New York City. Washington, D.C. New Orleans. Los Angeles.
What do these four cities have in common? Police misconduct. Since inception of the first regularized force in the U.S., in New Amsterdam (later New York City), cycles of what criminologist Lawrence Sherman termed “scandal and reform” have plagued the police in urban America.
On each occasion, civilian and police investigating commissions have conducted thorough probes. And after much chest-thumping and self-flagellation, each has pointed to the same list of “usual suspects”: poor hiring practices, lax supervision, ineffective internal inspection mechanisms, the absence of executive leadership and so on.

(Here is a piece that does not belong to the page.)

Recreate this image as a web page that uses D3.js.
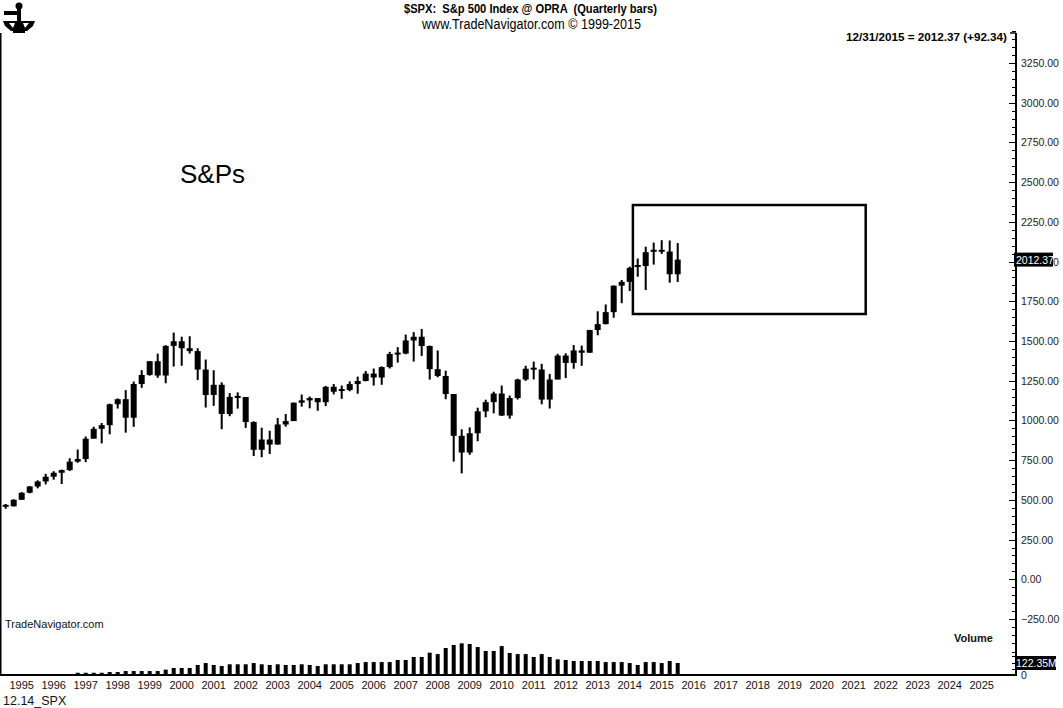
<!DOCTYPE html>
<html><head><meta charset="utf-8">
<script src="https://cdn.jsdelivr.net/npm/d3@7"></script>
<style>html,body{margin:0;padding:0;background:#fff;} svg{display:block;font-family:"Liberation Sans",Arial,sans-serif;}</style>
</head><body><svg id="c" width="1063" height="708"></svg>
<script>
// ---------- DATA ----------
const quarters = ["1994Q4",
 "1995Q1","1995Q2","1995Q3","1995Q4","1996Q1","1996Q2","1996Q3","1996Q4",
 "1997Q1","1997Q2","1997Q3","1997Q4","1998Q1","1998Q2","1998Q3","1998Q4",
 "1999Q1","1999Q2","1999Q3","1999Q4","2000Q1","2000Q2","2000Q3","2000Q4",
 "2001Q1","2001Q2","2001Q3","2001Q4","2002Q1","2002Q2","2002Q3","2002Q4",
 "2003Q1","2003Q2","2003Q3","2003Q4","2004Q1","2004Q2","2004Q3","2004Q4",
 "2005Q1","2005Q2","2005Q3","2005Q4","2006Q1","2006Q2","2006Q3","2006Q4",
 "2007Q1","2007Q2","2007Q3","2007Q4","2008Q1","2008Q2","2008Q3","2008Q4",
 "2009Q1","2009Q2","2009Q3","2009Q4","2010Q1","2010Q2","2010Q3","2010Q4",
 "2011Q1","2011Q2","2011Q3","2011Q4","2012Q1","2012Q2","2012Q3","2012Q4",
 "2013Q1","2013Q2","2013Q3","2013Q4","2014Q1","2014Q2","2014Q3","2014Q4",
 "2015Q1","2015Q2","2015Q3","2015Q4"];
const opens = [462.7,
 459.1,500.7,544.8,584.4, 615.9,645.5,670.6,687.3,
 740.7,757.1,885.1,947.3, 970.4,1101.8,1133.8,1017.0,
 1229.2,1286.4,1372.7,1282.7, 1469.3,1498.6,1454.6,1436.5,
 1320.3,1160.3,1224.4,1040.9, 1148.1,1147.4,989.8,815.3,
 879.8,848.2,974.5,996.0, 1111.9,1126.2,1140.8,1114.6,
 1211.9,1180.6,1191.3,1228.8, 1248.3,1294.8,1270.2,1335.9,
 1418.3,1420.9,1503.4,1526.8, 1468.4,1322.7,1280.0,1166.4,
 903.3,797.9,919.3,1057.1, 1115.1,1169.4,1030.7,1141.2,
 1257.6,1325.8,1320.6,1131.4, 1257.6,1408.5,1362.2,1440.7,
 1426.2,1569.2,1606.3,1681.6, 1848.4,1872.3,1960.2,1972.3,
 2058.9,2067.9,2063.1,1920.0];
const highs = [473.8,
 503.9,548.6,586.8,622.9, 664.0,680.3,690.9,762.1,
 817.0,898.7,960.3,983.8, 1105.7,1138.5,1190.6,1244.9,
 1316.6,1372.9,1420.3,1473.1, 1553.1,1527.2,1530.1,1454.6,
 1383.4,1315.9,1239.8,1172.2, 1176.9,1147.8,994.5,954.3,
 935.1,1015.3,1040.3,1112.6, 1163.2,1150.6,1140.8,1217.3,
 1229.1,1219.6,1245.9,1275.8, 1310.9,1326.7,1340.3,1431.8,
 1461.6,1540.6,1555.9,1576.1, 1471.8,1440.2,1313.2,1167.0,
 943.9,956.2,1080.2,1130.4, 1180.7,1219.8,1157.2,1262.6,
 1344.1,1370.6,1356.5,1292.7, 1419.2,1422.4,1474.5,1471.0,
 1570.3,1687.2,1729.9,1849.4, 1884.0,1968.2,2019.3,2093.6,
 2119.6,2134.7,2132.8,2116.5];
const lows = [444.2,
 459.1,500.2,541.0,572.7, 597.3,627.0,600.0,681.3,
 733.5,737.6,885.1,855.3, 912.8,1074.9,923.3,959.7,
 1205.5,1281.4,1268.4,1233.7, 1339.2,1344.2,1421.0,1254.1,
 1081.2,1091.9,944.8,1026.8, 1074.4,952.9,775.7,768.6,
 788.9,847.9,960.8,995.9, 1087.2,1076.3,1060.7,1090.2,
 1163.7,1136.2,1183.6,1168.2, 1245.7,1219.3,1224.5,1327.1,
 1364.0,1416.4,1370.6,1406.1, 1257.0,1272.0,1133.5,741.0,
 666.8,783.3,869.3,1020.2, 1044.5,1028.3,1010.9,1131.9,
 1249.1,1258.1,1101.5,1074.8, 1258.9,1266.7,1325.4,1343.4,
 1426.2,1536.0,1604.6,1646.5, 1737.9,1814.4,1904.8,1820.7,
 1980.9,2048.4,1867.0,1871.9];
const closes = [459.3,
 500.7,544.8,584.4,615.9, 645.5,670.6,687.3,740.7,
 757.1,885.1,947.3,970.4, 1101.8,1133.8,1017.0,1229.2,
 1286.4,1372.7,1282.7,1469.3, 1498.6,1454.6,1436.5,1320.3,
 1160.3,1224.4,1040.9,1148.1, 1147.4,989.8,815.3,879.8,
 848.2,974.5,996.0,1111.9, 1126.2,1140.8,1114.6,1211.9,
 1180.6,1191.3,1228.8,1248.3, 1294.8,1270.2,1335.9,1418.3,
 1420.9,1503.4,1526.8,1468.4, 1322.7,1280.0,1166.4,903.3,
 797.9,919.3,1057.1,1115.1, 1169.4,1030.7,1141.2,1257.6,
 1325.8,1320.6,1131.4,1257.6, 1408.5,1362.2,1440.7,1426.2,
 1569.2,1606.3,1681.6,1848.4, 1872.3,1960.2,1972.3,2058.9,
 2067.9,2063.1,1920.0,2012.37];
// volume in millions (null = no bar drawn)
const volumes = [null,
 null,null,null,null, null,null,null,null,
 14,14,14,14, 22,22,33,33,
 33,33,33,48, 67,67,67,100,
 122,100,89,108, 108,108,122,108,
 100,108,100,100, 108,100,89,108,
 108,108,108,122, 133,133,133,133,
 156,156,189,189, 237,222,289,323,
 341,334,300,256, 256,311,234,222,
 222,189,222,189, 163,156,145,145,
 145,145,133,133, 133,122,100,133,
 133,122,145,122.35];
const yearLabels = ["1995","1996","1997","1998","1999","2000","2001","2002","2003","2004",
 "2005","2006","2007","2008","2009","2010","2011","2012","2013","2014","2015","2016",
 "2017","2018","2019","2020","2021","2022","2023","2024","2025"];
const priceTicks = [3250,3000,2750,2500,2250,2000,1750,1500,1250,1000,750,500,250,0,-250];
const lastClose = 2012.37, lastChange = 92.34, lastVolume = 122.35;
const boxQuarterSpan = [78.4, 107.5];   // in quarter index units
const boxPriceSpan = [1670, 2356];

// ---------- LAYOUT ----------
const svg = d3.select("#c");
const W = 1063, H = 708;
const axisX = 1016, plotTop = 33, plotBottom = 675;
const x = d3.scaleLinear().domain([0, 120]).range([5.7, 5.7 + 960]);
const y = d3.scaleLinear().domain([0, 3250]).range([579.3, 63]);
const yv = d3.scaleLinear().domain([0, lastVolume]).range([plotBottom - 1, plotBottom - 12]);

svg.append("rect").attr("width", W).attr("height", H).attr("fill", "#fff");

// frame
svg.append("line").attr("x1", 0.75).attr("x2", 0.75).attr("y1", plotTop).attr("y2", plotBottom).attr("stroke", "#000").attr("stroke-width", 1.5);
svg.append("line").attr("x1", 0).attr("x2", axisX).attr("y1", plotBottom).attr("y2", plotBottom).attr("stroke", "#000").attr("stroke-width", 2);
svg.append("line").attr("x1", axisX).attr("x2", axisX).attr("y1", plotTop).attr("y2", plotBottom + 1).attr("stroke", "#000").attr("stroke-width", 2);
svg.append("line").attr("x1", axisX - 6).attr("x2", axisX).attr("y1", plotTop).attr("y2", plotTop).attr("stroke", "#000").attr("stroke-width", 1.5);

// price axis: minor ticks every 50
const minorTicks = d3.range(-400, 3451, 50);
svg.append("g").selectAll("line").data(minorTicks).join("line")
  .attr("x1", d => d % 250 === 0 ? axisX - 7 : axisX - 4).attr("x2", axisX)
  .attr("y1", d => Math.round(y(d)) + 0.5).attr("y2", d => Math.round(y(d)) + 0.5)
  .attr("stroke", "#000").attr("stroke-width", 1);
svg.append("g").selectAll("text").data(priceTicks).join("text")
  .attr("x", 1021).attr("y", d => y(d) + 4)
  .attr("font-size", 10.5).attr("fill", "#222")
  .text(d => d3.format(".2f")(d));
// volume axis ticks
svg.append("g").selectAll("line").data([0, 60, 122.35, 200, 250]).join("line")
  .attr("x1", axisX - 4).attr("x2", axisX)
  .attr("y1", d => Math.round(yv(d)) + 0.5).attr("y2", d => Math.round(yv(d)) + 0.5)
  .attr("stroke", "#000");
svg.append("text").attr("x", 1021).attr("y", plotBottom + 4).attr("font-size", 10.5).attr("fill", "#222").text("0");

// volume bars
svg.append("g").selectAll("rect").data(volumes.map((v, i) => ({v, i})).filter(d => d.v != null)).join("rect")
  .attr("x", d => x(d.i) - 2).attr("width", 4)
  .attr("y", d => yv(d.v)).attr("height", d => yv(0) - yv(d.v))
  .attr("fill", "#000");

// candles
const candles = quarters.map((q, i) => ({q, i, o: opens[i], h: highs[i], l: lows[i], c: closes[i]}));
const cg = svg.append("g");
cg.selectAll("rect.wick").data(candles).join("rect").attr("class", "wick")
  .attr("x", d => x(d.i) - 1).attr("width", 2)
  .attr("y", d => y(d.h)).attr("height", d => y(d.l) - y(d.h)).attr("fill", "#000");
cg.selectAll("rect.body").data(candles).join("rect").attr("class", "body")
  .attr("x", d => x(d.i) - 3).attr("width", 6)
  .attr("y", d => Math.min(y(d.o), y(d.c)) - (Math.abs(y(d.o) - y(d.c)) < 2 ? 1 : 0))
  .attr("height", d => Math.max(2, Math.abs(y(d.o) - y(d.c)))).attr("fill", "#000");

// annotation box
svg.append("rect")
  .attr("x", x(boxQuarterSpan[0])).attr("y", y(boxPriceSpan[1]))
  .attr("width", x(boxQuarterSpan[1]) - x(boxQuarterSpan[0]))
  .attr("height", y(boxPriceSpan[0]) - y(boxPriceSpan[1]))
  .attr("fill", "none").attr("stroke", "#000").attr("stroke-width", 2.5);

svg.append("text").attr("x", 180).attr("y", 183).attr("font-size", 26).attr("fill", "#000").text("S&Ps");

// x labels
svg.append("g").selectAll("text").data(yearLabels).join("text")
  .attr("x", d => x((+d - 1995) * 4 + 2)).attr("y", 689)
  .attr("text-anchor", "middle").attr("font-size", 11).attr("fill", "#111")
  .text(d => d);

// last value markers
const lv = svg.append("g");
lv.append("rect").attr("x", 1014).attr("y", y(lastClose) - 7).attr("width", 39).attr("height", 14).attr("fill", "#000");
lv.append("text").attr("x", 1016).attr("y", y(lastClose) + 4).attr("font-size", 10.5).attr("fill", "#fff").text(d3.format(".2f")(lastClose));
lv.append("rect").attr("x", 1015).attr("y", yv(lastVolume) - 7).attr("width", 41).attr("height", 14).attr("fill", "#000");
lv.append("text").attr("x", 1016).attr("y", yv(lastVolume) + 4).attr("font-size", 10.5).attr("fill", "#fff").text(d3.format(".2f")(lastVolume) + "M");

// header
svg.append("text").attr("x", 404).attr("y", 13).attr("font-size", 12).attr("font-weight", "bold")
  .attr("textLength", 253).attr("lengthAdjust", "spacingAndGlyphs").attr("fill", "#000")
  .style("white-space", "pre").attr("xml:space", "preserve")
  .text("$SPX:  S&p 500 Index @ OPRA  (Quarterly bars)");
svg.append("text").attr("x", 422).attr("y", 29).attr("font-size", 14)
  .attr("textLength", 219).attr("lengthAdjust", "spacingAndGlyphs").attr("fill", "#000")
  .text("www.TradeNavigator.com © 1999-2015");
svg.append("text").attr("x", 846).attr("y", 41).attr("font-size", 11.5).attr("font-weight", "bold")
  .attr("textLength", 161).attr("lengthAdjust", "spacingAndGlyphs").attr("fill", "#000")
  .text(`12/31/2015 = ${d3.format(".2f")(lastClose)} (+${d3.format(".2f")(lastChange)})`);

svg.append("text").attr("x", 5).attr("y", 628).attr("font-size", 11).attr("fill", "#111").text("TradeNavigator.com");
svg.append("text").attr("x", 954).attr("y", 642).attr("font-size", 11).attr("font-weight", "bold").attr("fill", "#111").text("Volume");
svg.append("text").attr("x", 3).attr("y", 705).attr("font-size", 12.5).attr("fill", "#111").text("12.14_SPX");

// logo (sextant emblem)
const logo = svg.append("g").attr("fill", "#000");
logo.append("circle").attr("cx", 19).attr("cy", 6).attr("r", 3.5);
logo.append("rect").attr("x", 17).attr("y", 6).attr("width", 4).attr("height", 22);
logo.append("rect").attr("x", 4).attr("y", 11).attr("width", 15).attr("height", 4);
logo.append("path").attr("d", "M3,21 L35,21 L33,26 L27,31 L11,31 L5,26 Z");
logo.append("path").attr("d", "M9,23 L15,23 L13,28 Z M23,23 L29,23 L25,28 Z").attr("fill", "#fff");
logo.append("rect").attr("x", 13).attr("y", 31).attr("width", 12).attr("height", 2);
</script>
</body></html>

The ultimatum presented to the Los Angeles Police Department on Tuesday by Bill Lann Lee, acting assistant attorney general in the Justice Department’s Civil Rights Division, follows in this tradition: “Serious deficiencies in LAPD policies and procedures for training, supervising and investigating and disciplining police officers foster and perpetuate officer misconduct.” Other than Lee’s insistence on external oversight, his dicta that more management is better management mirrors the conclusions of the LAPD’s own exhaustive Board of Inquiry report, which is at present the mea culpa to beat.

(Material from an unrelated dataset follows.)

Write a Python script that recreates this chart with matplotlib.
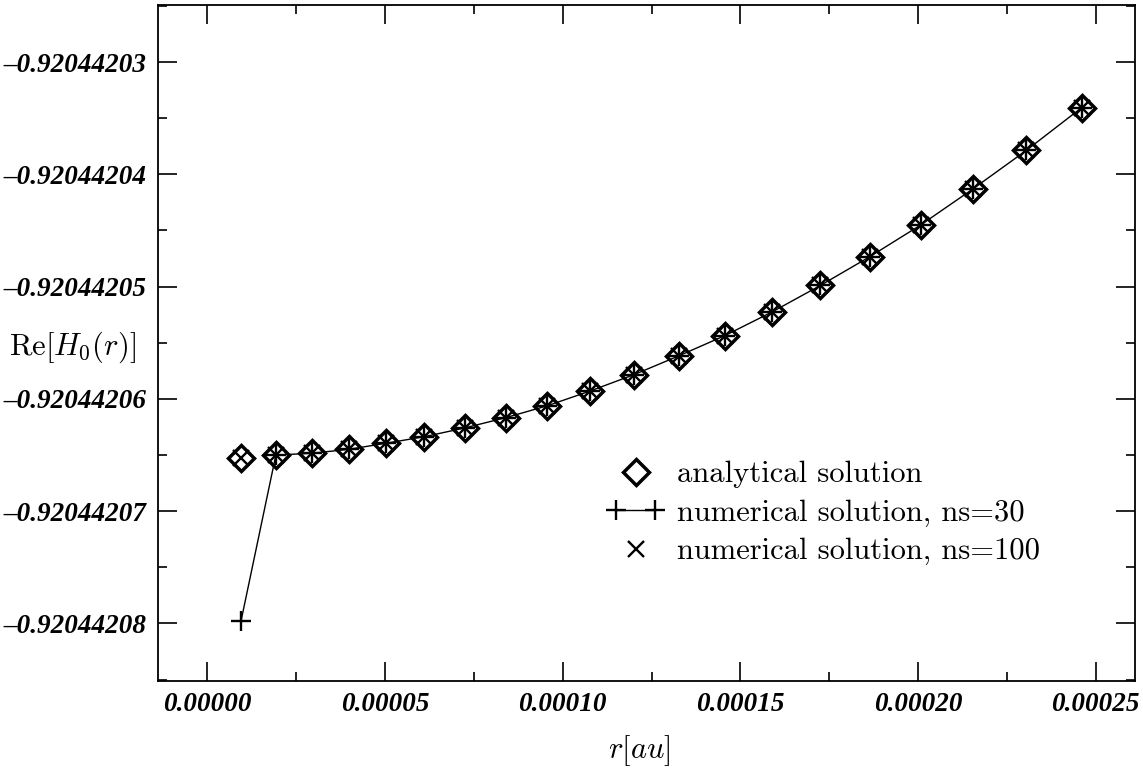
import matplotlib
matplotlib.use("Agg")
import matplotlib.pyplot as plt
from matplotlib.ticker import MultipleLocator, FuncFormatter
from matplotlib.legend_handler import HandlerLine2D

# radial grid points r [au]
r_vals = [9.5e-6, 1.93e-5, 2.95e-5, 3.98e-5, 5.03e-5, 6.10e-5, 7.24e-5,
          8.40e-5, 9.57e-5, 1.077e-4, 1.200e-4, 1.326e-4, 1.456e-4,
          1.589e-4, 1.725e-4, 1.864e-4, 2.007e-4, 2.154e-4, 2.305e-4, 2.460e-4]

# Re[H0(r)] analytical
h_analytic = [-0.92044206524, -0.92044206500, -0.92044206484, -0.92044206449,
              -0.92044206395, -0.92044206337, -0.92044206259, -0.92044206167,
              -0.92044206061, -0.92044205930, -0.92044205785, -0.92044205618,
              -0.92044205437, -0.92044205226, -0.92044204990, -0.92044204734,
              -0.92044204452, -0.92044204131, -0.92044203786, -0.92044203407]

# numerical, ns=30 (first point is off)
h_ns30 = [-0.92044207978, -0.92044206500, -0.92044206484, -0.92044206449,
          -0.92044206395, -0.92044206337, -0.92044206259, -0.92044206167,
          -0.92044206061, -0.92044205930, -0.92044205785, -0.92044205618,
          -0.92044205437, -0.92044205226, -0.92044204990, -0.92044204734,
          -0.92044204452, -0.92044204131, -0.92044203786, -0.92044203407]

# numerical, ns=100
h_ns100 = [-0.92044206524, -0.92044206500, -0.92044206484, -0.92044206449,
           -0.92044206395, -0.92044206337, -0.92044206259, -0.92044206167,
           -0.92044206061, -0.92044205930, -0.92044205785, -0.92044205618,
           -0.92044205437, -0.92044205226, -0.92044204990, -0.92044204734,
           -0.92044204452, -0.92044204131, -0.92044203786, -0.92044203407]

plt.rcParams['font.family'] = 'Liberation Serif'
plt.rcParams['font.weight'] = 'bold'
plt.rcParams['font.style'] = 'italic'
plt.rcParams['mathtext.fontset'] = 'cm'

fig = plt.figure(figsize=(11.43, 7.74), dpi=100)
ax = fig.add_axes([0.1382, 0.1206, 0.8548, 0.8729])

l1, = ax.plot(r_vals, h_analytic, linestyle='none', marker='D', ms=13,
              mfc='none', mec='black', mew=2.5,
              label='analytical solution')
l2, = ax.plot(r_vals, h_ns30, color='black', linewidth=1.0, marker='+',
              ms=14, mew=1.7, label='numerical solution, ns=30')
l3, = ax.plot(r_vals, h_ns100, linestyle='none', marker='x', ms=11,
              mew=1.7, color='black', label='numerical solution, ns=100')

ax.set_xlim(-1.387e-5, 2.6103e-4)
ax.set_ylim(-0.92044208509, -0.920442024927)

ax.xaxis.set_major_locator(MultipleLocator(5e-5))
ax.xaxis.set_minor_locator(MultipleLocator(2.5e-5))
ax.yaxis.set_major_locator(MultipleLocator(1e-8))
ax.yaxis.set_minor_locator(MultipleLocator(5e-9))
ax.xaxis.set_major_formatter(FuncFormatter(lambda v, p: f'{abs(v):.5f}'))
ax.yaxis.set_major_formatter(FuncFormatter(
    lambda v, p: ('\u2013' if v < 0 else '') + f'{abs(v):.8f}'))

ax.tick_params(which='both', direction='in', top=True, right=True,
               labelsize=19.5, width=1.2)
ax.tick_params(which='major', length=13.5, pad=8)
ax.tick_params(which='minor', length=6.7)
for s in ax.spines.values():
    s.set_linewidth(1.3)

ax.set_xlabel(r'$r[au]$', fontsize=22, va='center')
ax.xaxis.set_label_coords(0.493, -0.104)
ax.set_ylabel(r'$\mathrm{Re}[H_0(r)]$', fontsize=22, rotation=0,
              ha='center', va='center')
ax.yaxis.set_label_coords(-0.087, 0.494)

ax.legend(handles=[l1, l2, l3], loc='upper left',
          bbox_to_anchor=(0.431, 0.366), frameon=False,
          prop={'family': 'cmr10', 'size': 22, 'weight': 'normal',
                'style': 'normal'},
          handlelength=1.9, handletextpad=0.4, labelspacing=0.36,
          handler_map={l1: HandlerLine2D(numpoints=1),
                       l2: HandlerLine2D(numpoints=2),
                       l3: HandlerLine2D(numpoints=1)})

fig.savefig('out.png', dpi=100)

Why are we still stuck on the same track? What has been the benefit of extending police training so that rookies endure academies lasting six months or more? What is the benefit of spending hundreds of millions to support the National Institute of Justice and millions more on police executive training at the FBI Academy and elsewhere? What is the benefit of the proliferation of college criminal justice curricula, where it is now possible to earn everything from an associate degree to a Ph.D.? And, yes, what is the benefit of raising police salaries from mere subsistence to a level that allows a majority of police to enjoy the perquisites of the middle class?
Adopting ever-more stringent standards seems sensible. Sometimes we need to rearrange the deck chairs. Yet how far should we go? Should we install a sergeant in the back seat of every patrol car? How about a lieutenant instead? Better yet, let’s clone the chief and . . . .
As every parent knows, merely tightening the screws cannot, in the long haul, overcome the forces that impel misconduct. This is equally true for policing. Thirty years ago, political scientist James Q. Wilson’s landmark study, “Varieties of Police Behavior,” suggested that police work is shaped by the environment. Simply put, we get the style of law enforcement that the community--or at least its politicians and more influential members--expects.
So-called “aggressive” policing could not have taken place in New York City in the absence of a demand to stem street crime. Abuses at Rampart did not start with a conspiracy between rogue officers; they began with a problem of crime and violence that beset Pico-Union. Into this web of fear and disorder, we dispatched officers--members of the ineptly named CRASH unit--whose mission it was to reclaim the streets for the good folks.
Did we supply officers with special tools to help them accomplish their task? Of course not, since none exist. Yet our expectations remained high. Police officers gain satisfaction from success. Their work is also judged by superiors, who are more interested in numbers of arrests than in narrative expositions, the latter being difficult to pass up the chain of command and virtually impossible to use in budget fights at City Hall.
Officers who volunteer for specialized crime-fighting assignments want to do more than take reports. They want to make a difference. For some, the poisonous brew of inadequate tools and pressures to produce have predictable consequences. Their dilemma is characterized by criminologist Carl Klockars as the “Dirty Harry” problem: given a lack of means, how to achieve good ends? Harry adopted bad means. Real officers on a crusade have rationalized virtually anything that held the promise of securing the desired outcome, including brutality and planting evidence. As their moral decay progressed, many even justified clearly self-serving behaviors, such as stealing money and evidence.
What is to be done? By all means, apply whatever management remedies are available. But for a long-term solution, look to the environment of policing and particularly to the self-induced and agency-generated pressures that can spur vulnerable practitioners to cross the line.
* Examine the mission. If it cannot be done--and done well--with the resources at hand, reconsider the approach. Emphasize conventional tactics, particularly uniformed patrol, and lobby forcefully for lasting remedies such as economic, social and educational investment.
* Set realistic objectives. This reduces the pressure to breach ethical boundaries. Quantitative measures can corrode the ethics of officers and distort the nature of their work. Instead of just “numbers,” employ qualitative measures of performance. It may be less convenient than checking boxes on a form, but there is no satisfactory alternative.
* Don’t exaggerate. Chiefs and command staffs must ensure that they--and their fellow decision-makers in city government--have realistic expectations about what the police can accomplish.